Taylor, unwilling to accept that his farm workers had acted dishonestly, initiated legal proceedings that ultimately reached the U.S. Supreme Court. Following an independent year-long investigation that validated Missy’s record, The New York Times published a headline in 1910: “Champion Cow Vindicated.”
Although Taylor was awarded $10,000 in the judgment, his legal expenses amounted to $25,000—a financial loss mitigated somewhat by the increased value of Missy’s calves. Most significantly, Taylor’s pride and reputation were preserved.
Managers kept the farm productive, raising crops and breeding livestock to support 50 resident families. The gristmill’s generator powered the site, and several buildings—including a blacksmith shop, icehouse, wagon shed, pump house, pottery shed, tool house, and animal hospital—illustrated the farm’s operations.
Taylor added at least five barns to those already present when he acquired the farms, and these still stand today.
The wooden cow barn, built before 1902, is 40 x 100 feet with about 4,000 square feet on two and a half stories featuring dormers for hayloft access. It sits on a rubblestone foundation, as does the nearby 1902 polo barn, which is two stories, measures 34 x 116 feet, has 18 horse stalls, and features a Gambrel roof with dormers and cupolas in the Dutch barn style.
Built of stone in 1907, the dairy barn has two and a half stories and spans over 5,100 square feet. It includes a tack room, 18 horse stalls, a second-floor two-bedroom apartment, and a partial basement supported by steel beams. A stone silo is connected via a covered passage, with brick-lined interior walls and rough-cut rubblestone on the exterior. Windows and doors are accented with brick and granite trim.
The bull barn, constructed in 1910, is a two-story stone structure covering about 3,500 square feet—making it smaller than the other barns. Inside, there are ten stalls, and outside, fenced bull paddocks feature contract posts and steel rails. Arched doorways with segmented designs add an aesthetic touch to the building.
The main stone barn, featured in my painting and built in 1911, stands at 42 x 125 feet and is the largest on the property. Its exterior consists of rough-cut ashlar and rubblestone with a six-inch air gap for temperature control. Dormers and cupolas match other barns, and there's a second-floor apartment heated by an oil-fired boiler. Crenelland brick trims the granite windowsills and lintels. Designed for a gentleman farmer, the farm once spanned over 1,500 acres.

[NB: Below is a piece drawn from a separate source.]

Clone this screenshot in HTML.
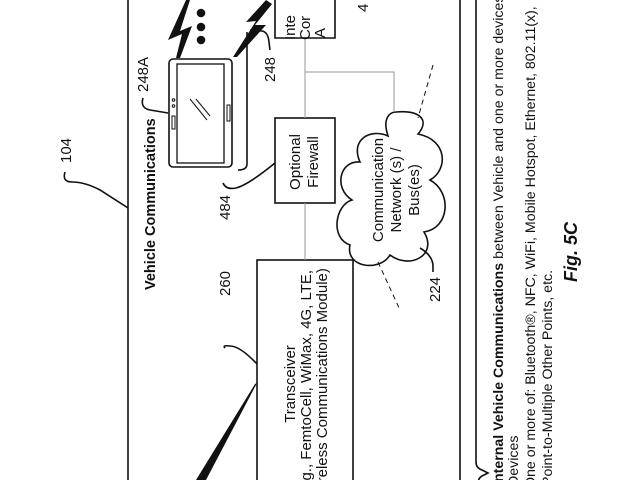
<!DOCTYPE html>
<html><head><meta charset="utf-8"><style>
html,body{margin:0;padding:0;background:#fff;width:640px;height:480px;overflow:hidden}
svg{display:block}
text{font-family:"Liberation Sans",Arial,sans-serif;fill:#111}
</style></head><body>
<svg width="640" height="480" viewBox="0 0 640 480" xmlns="http://www.w3.org/2000/svg">
<g fill="none" stroke="#111" stroke-width="1.6">
<line x1="128" y1="0" x2="128" y2="480"/>
<line x1="460" y1="0" x2="460" y2="480"/>
<path d="M476 0 L476 462 Q476 468 482 470 L488 473 L482 476 Q478 478 478 484"/>
<path d="M65 172 Q62 182 72 182 Q85 182 100 190 L128 208"/>
<rect x="169" y="59" width="63" height="108" rx="4"/>
<rect x="177" y="64" width="47" height="99" stroke-width="1.3"/>
<rect x="172" y="116" width="3" height="13" stroke-width="1"/>
<rect x="227" y="105" width="3" height="16" stroke-width="1"/>
<circle cx="173.5" cy="100" r="1.3" stroke-width="1"/>
<circle cx="173.5" cy="106" r="1.3" stroke-width="1"/>
<line x1="190" y1="99" x2="207" y2="120" stroke-width="1"/>
<line x1="196" y1="99" x2="210" y2="116" stroke-width="1"/>
<path d="M143 98 Q140 108 150 110 L168 113"/>
<path d="M250 30 L262 31 Q268 32 269 42 L270 50"/>
<path d="M247 32 L247 164 Q247 170 238 170"/>
<path d="M275 0 L275 38 L335 38 L335 0"/>
<rect x="275" y="118" width="60" height="85"/>
<rect x="257" y="260" width="96" height="240"/>
<path d="M223 183 Q226 190 236 188 Q248 185 275 163"/>
<path d="M225 348 Q222 345 230 346 Q240 346 257 364"/>
<path d="M396 112 C420 110 430 120 418 134 C448 140 448 170 430 180 C452 192 450 228 424 232 C438 255 410 270 390 255 C380 272 345 268 350 245 C330 238 335 205 352 200 C333 188 340 160 360 162 C350 140 370 128 388 136 C382 118 390 112 396 112 Z"/>
<path d="M420 248 Q432 255 433 265 L433 272"/>
</g>
<g stroke="#999" stroke-width="1" fill="none">
<line x1="305" y1="38" x2="305" y2="118"/>
<line x1="305" y1="203" x2="305" y2="260"/>
<path d="M305 72 L394 72 L394 112"/>
</g>
<g stroke="#111" stroke-width="1" stroke-dasharray="5,4" fill="none">
<line x1="433" y1="65" x2="418" y2="118"/>
<line x1="378" y1="262" x2="400" y2="310"/>
</g>
<g fill="#111">
<path d="M186 0 L168 40 L182 34 L176 58 L180 58 L192 26 L180 31 L190 0 Z"/>
<path d="M266 0 L246 22 L256 21 L233 57 L237 57 L266 25 L255 25 L272 4 Z"/>
<circle cx="201" cy="13" r="4.3"/>
<circle cx="201" cy="27" r="4.3"/>
<circle cx="201" cy="40" r="4.3"/>
<path d="M257 383 L255 384 L196 480 L206 480 Z"/>
</g>
<g font-size="15">
<text transform="translate(71,163) rotate(-90)">104</text>
<text transform="translate(155,290) rotate(-90)" font-weight="bold" font-size="14.5">Vehicle Communications</text>
<text transform="translate(148,92) rotate(-90)">248A</text>
<text transform="translate(275,82) rotate(-90)">248</text>
<text transform="translate(230,220) rotate(-90)">484</text>
<text transform="translate(230,296) rotate(-90)">260</text>
<text transform="translate(440,302) rotate(-90)">224</text>
<text transform="translate(368,12) rotate(-90)">4</text>
<text transform="translate(295,40) rotate(-90)">Inte</text>
<text transform="translate(310,40) rotate(-90)">Cor</text>
<text transform="translate(325,38) rotate(-90)">A</text>
<text transform="translate(300,162) rotate(-90)" text-anchor="middle">Optional</text>
<text transform="translate(318,162) rotate(-90)" text-anchor="middle">Firewall</text>
<text transform="translate(383,190) rotate(-90)" text-anchor="middle">Communication</text>
<text transform="translate(401,190) rotate(-90)" text-anchor="middle">Network (s) /</text>
<text transform="translate(419,190) rotate(-90)" text-anchor="middle">Bus(es)</text>
<text transform="translate(295,384) rotate(-90)" text-anchor="middle">Transceiver</text>
<text transform="translate(311,384) rotate(-90)" text-anchor="middle">(e.g., FemtoCell, WiMax, 4G, LTE,</text>
<text transform="translate(327,384) rotate(-90)" text-anchor="middle">Wireless Communications Module)</text>
<g font-size="14.2">
<text transform="translate(503,486) rotate(-90)"><tspan font-weight="bold">Internal Vehicle Communications</tspan> between Vehicle and one or more devices</text>
<text transform="translate(518,486) rotate(-90)">Devices</text>
<text transform="translate(535,488) rotate(-90)">One or more of: Bluetooth®, NFC, WiFi, Mobile Hotspot, Ethernet, 802.11(x),</text>
<text transform="translate(552,486) rotate(-90)">Point-to-Multiple Other Points, etc.</text>
</g>
<text transform="translate(577,252) rotate(-90)" text-anchor="middle" font-weight="bold" font-style="italic" font-size="18">Fig. 5C</text>
</g>
</svg>
</body></html>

After Henry’s death in 1921, his son Moses and wife Edith ran the farm and finished Henry’s mansion in 1923, designed by John Russell Pope. The family summered at Glen Farm until Moses died in 1928, after which Edith took charge. She remarried in 1938 but kept control, converting the barn to a field hospital and a cottage to a Red Cross unit during World War II. After the war, Edith auctioned off the livestock, ending farming operations. When she died in 1959, her son Reginald sold parts of the farmland.

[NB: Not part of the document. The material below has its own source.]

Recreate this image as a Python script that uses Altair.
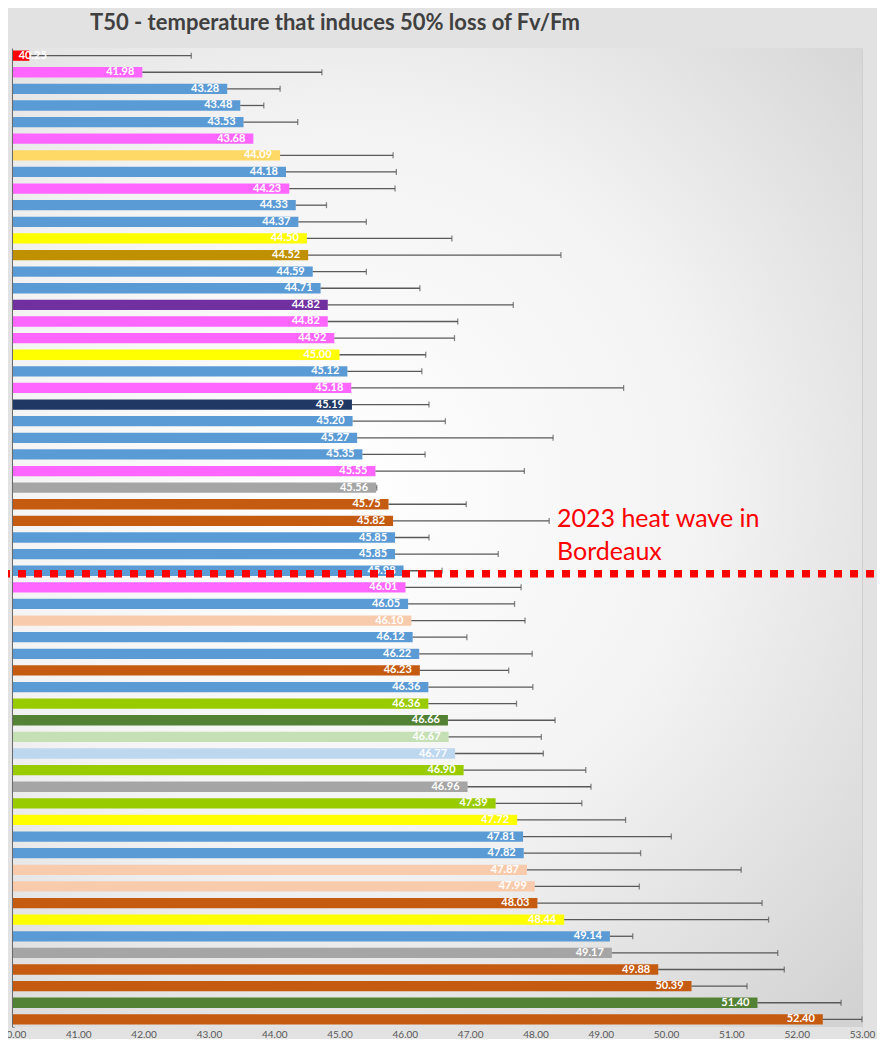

In 1974, Portsmouth bought part of Glen Farm, including Henry’s 1923 mansion, and began turning it into public parks. When Mason Phelps, Reginald’s grandson, decided to sell, the town spent $3.6 million—approved by a three to one vote—to prevent further development. By then, unused farm buildings and barns had fallen into disrepair.
A Boston developer leased the farm for 10 years, investing over $600,000 to update utilities and restore the barns with original-style brass hardware. He also built a polo field now used by the Newport Polo Club, the nation's second oldest.
The city uses the farmhouse for its recreation department offices and plans to build hiking trails and preserve the stone barns once owned by Henry Augustus Coit Taylor, a notable Portsmouth gentleman farmer.